Taito finally gets into the retro act with a decent compilation that feels just a tad lesser than similar titles.

User Rating: 7.3 | Taito Legends PS2
With Namco, Capcom, Konami, and Midway/Williams all releasing compilations of their old 1980s arcade classics over the past decade, there was one final company who also ruled the arcades left to join the fray: Taito. With an impressive 29 games, their compilation spans an entire decade of gaming goodness, though a few odd game and gaming choices leave me puzzled.
Taito released several well-known titles, most notably the title that really started the arcade craze to begin with: Space Invaders. Through the 1980s, they put out hits like Rastan, Bubble Bobble, Operation: Wolf, and Elevator Action. All those titles, and several more, are represented here in all their old-school goodness.
One of the strongest assets this title has is the number of genres it covers. Shooters, fighters, puzzles, platformers, and driving are all here, along with a host of oddball, indefinable titles. As many of these titles do, there are a fair number of titles that will likely be unfamiliar to American audiences, and out of those you're certain to find another favorite new addiction. The sounds are all just like they were, and any language translation glitches (there's a ton of "Engrish" in many of Taito's games) have thankfully been left uncorrected in all their misspelt glory.
Like many compilations, there's a few head-scratching omissions, like Arkanoid and its sequels, but I prefer to think they've been saved for next time. A few titles, like Jungle Hunt, almost don't look bad enough, leading me to suspect some graphical tweaking. And while you know these games are all being emulated, a few titles "feel" emulated, something I've never felt on a compilation before. Most agitating is the need to manually set each machine individually to the actual lives/difficulty from the arcade game. Nothing against easy and hard modes, but the original settings should have been the default. Obviously games that had a light gun suffer a tad, but a generous sweet spot in the aiming reticle mostly compensates, and I found myself getting nearly exactly as far as I ever could on those games when I played them in the arcades.

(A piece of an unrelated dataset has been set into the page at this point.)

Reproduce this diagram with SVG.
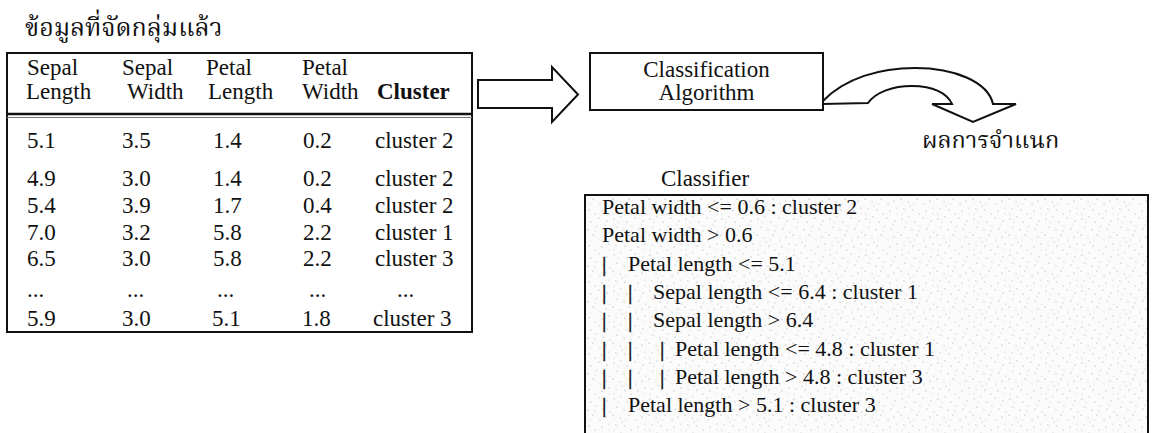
<svg xmlns="http://www.w3.org/2000/svg" width="1154" height="433" viewBox="0 0 1154 433">
  <defs>
    <!-- light stippled shading for the rule box -->
    <pattern id="stipple" width="36" height="36" patternUnits="userSpaceOnUse">
      <rect width="36" height="36" fill="#fbfbfb"/>
      <g fill="#a0a0a0">
        <circle cx="2" cy="3" r="0.6"/><circle cx="9" cy="1" r="0.5"/><circle cx="15" cy="6" r="0.6"/>
        <circle cx="23" cy="2" r="0.5"/><circle cx="31" cy="5" r="0.6"/><circle cx="5" cy="11" r="0.5"/>
        <circle cx="12" cy="14" r="0.6"/><circle cx="20" cy="10" r="0.5"/><circle cx="27" cy="13" r="0.6"/>
        <circle cx="34" cy="16" r="0.5"/><circle cx="1" cy="19" r="0.6"/><circle cx="8" cy="22" r="0.5"/>
        <circle cx="17" cy="19" r="0.6"/><circle cx="24" cy="24" r="0.5"/><circle cx="30" cy="21" r="0.6"/>
        <circle cx="4" cy="29" r="0.5"/><circle cx="13" cy="30" r="0.6"/><circle cx="19" cy="34" r="0.5"/>
        <circle cx="26" cy="31" r="0.6"/><circle cx="33" cy="28" r="0.5"/><circle cx="10" cy="26" r="0.5"/>
      </g>
      <g fill="#c8c8c8">
        <circle cx="6" cy="6" r="0.6"/><circle cx="19" cy="15" r="0.6"/><circle cx="29" cy="9" r="0.6"/>
        <circle cx="14" cy="24" r="0.6"/><circle cx="33" cy="34" r="0.6"/><circle cx="2" cy="34" r="0.6"/>
      </g>
    </pattern>
  </defs>
  <style>
    .t { font-family: "Liberation Serif", "Times New Roman", serif; fill: #111; }
    .tb { font-size: 23px; }
    .cf { font-size: 22px; }
    .b { font-weight: bold; }
    .bar { stroke: #111; stroke-width: 0.5; }
    .th { font-family: "Noto Serif Thai", "Noto Sans Thai Looped", "Noto Sans Thai", "Loma", "Garuda", "DejaVu Sans", "Noto Sans", sans-serif; fill: #111; }
    .box { fill: #fff; stroke: #111; stroke-width: 2; }
    .arrow { fill: #fff; stroke: #111; stroke-width: 2; stroke-linejoin: miter; }
  </style>

  <rect width="1154" height="433" fill="#fff"/>

  <!-- heading above the data table -->
  <g id="title">
    <text class="th" x="25" y="36" font-size="25">ข้อมูลที่จัดกลุ่มแล้ว</text>
  </g>

  <!-- clustered data table -->
  <g id="data-table">
    <rect class="box" x="7" y="53" width="465" height="279"/>
    <line x1="7" y1="114" x2="472" y2="114" stroke="#111" stroke-width="2.5"/>
    <line x1="7" y1="117.5" x2="472" y2="117.5" stroke="#777" stroke-width="1"/>
    <g class="t tb">
      <text x="27" y="75">Sepal</text>
      <text x="122" y="75">Sepal</text>
      <text x="206" y="75">Petal</text>
      <text x="302" y="75">Petal</text>
      <text x="26" y="99">Length</text>
      <text x="127" y="99">Width</text>
      <text x="208" y="99">Length</text>
      <text x="302" y="99">Width</text>
      <text x="377" y="99" class="b">Cluster</text>

      <text x="27" y="148">5.1</text><text x="122" y="148">3.5</text><text x="213" y="148">1.4</text><text x="303" y="148">0.2</text><text x="375" y="148">cluster 2</text>
      <text x="27" y="186">4.9</text><text x="122" y="186">3.0</text><text x="213" y="186">1.4</text><text x="303" y="186">0.2</text><text x="375" y="186">cluster 2</text>
      <text x="27" y="213">5.4</text><text x="122" y="213">3.9</text><text x="213" y="213">1.7</text><text x="303" y="213">0.4</text><text x="375" y="213">cluster 2</text>
      <text x="27" y="240">7.0</text><text x="122" y="240">3.2</text><text x="213" y="240">5.8</text><text x="303" y="240">2.2</text><text x="375" y="240">cluster 1</text>
      <text x="27" y="266">6.5</text><text x="122" y="266">3.0</text><text x="213" y="266">5.8</text><text x="303" y="266">2.2</text><text x="375" y="266">cluster 3</text>
      <text x="27" y="297">...</text><text x="127" y="297">...</text><text x="217" y="297">...</text><text x="309" y="297">...</text><text x="397" y="297">...</text>
      <text x="27" y="326">5.9</text><text x="122" y="326">3.0</text><text x="212" y="326">5.1</text><text x="302" y="326">1.8</text><text x="373" y="326">cluster 3</text>
    </g>
  </g>

  <!-- algorithm box -->
  <g id="algorithm">
    <rect class="box" x="590" y="53" width="233" height="57"/>
    <text class="t tb" x="706.5" y="77" text-anchor="middle">Classification</text>
    <text class="t tb" x="706.5" y="100" text-anchor="middle">Algorithm</text>
  </g>

  <!-- connectors: block arrow into the algorithm, curved arrow out of it -->
  <g id="connectors">
    <polygon class="arrow" points="478,80 552,80 552,67 578,94.5 552,122 552,108 478,108"/>
    <path class="arrow" d="M823,101 C845,78 880,68 915,68 C955,68 988,82 993,104 L1016,104 L973,122 L932,104 L952,104 C947,93 933,86 912,86 C893,86 876,92 868,103 L823,104 Z"/>
  </g>

  <!-- result label -->
  <g id="result-label">
    <text class="th" x="922" y="148" font-size="23.5">ผลการจำแนก</text>
  </g>

  <!-- classifier rules -->
  <g id="classifier">
    <text class="t tb" x="705" y="186" text-anchor="middle">Classifier</text>
    <rect x="585" y="195" width="563" height="260" fill="url(#stipple)" stroke="#111" stroke-width="2"/>
    <g class="t cf">
      <text x="602" y="214">Petal width &lt;= 0.6 : cluster 2</text>
      <text x="602" y="242">Petal width &gt; 0.6</text>
      <text y="271"><tspan class="bar" x="602">|</tspan><tspan x="628">Petal length &lt;= 5.1</tspan></text>
      <text y="299"><tspan class="bar" x="602">|</tspan><tspan class="bar" x="628">|</tspan><tspan x="653">Sepal length &lt;= 6.4 : cluster 1</tspan></text>
      <text y="327"><tspan class="bar" x="602">|</tspan><tspan class="bar" x="628">|</tspan><tspan x="653">Sepal length &gt; 6.4</tspan></text>
      <text y="356"><tspan class="bar" x="602">|</tspan><tspan class="bar" x="628">|</tspan><tspan class="bar" x="660">|</tspan><tspan x="675">Petal length &lt;= 4.8 : cluster 1</tspan></text>
      <text y="384"><tspan class="bar" x="602">|</tspan><tspan class="bar" x="628">|</tspan><tspan class="bar" x="660">|</tspan><tspan x="675">Petal length &gt; 4.8 : cluster 3</tspan></text>
      <text y="412"><tspan class="bar" x="602">|</tspan><tspan x="628">Petal length &gt; 5.1 : cluster 3</tspan></text>
    </g>
  </g>
</svg>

The gameplay is good, but no better, and the lack of control mapping, despite tons of unused buttons, makes playing a bunch of games in one sitting potentially frsutrating, especially when some games are X-Jump, O-Fire and others are X-Fire, O-Jump. The graphics and sound are like they were in the arcade: not quite as good as the competition, but made up for in fun. At less than 70¢ per title, the game packs in value. While Taito may have had an admittedly deserved reputation in the arcades as being a bit low-rent compared to the big guns, and this disc continues that trend to a degree, it's still a worthy addition to an old-school gamer's collection, or as a great stocking stuffer for someone too young to have played them originally.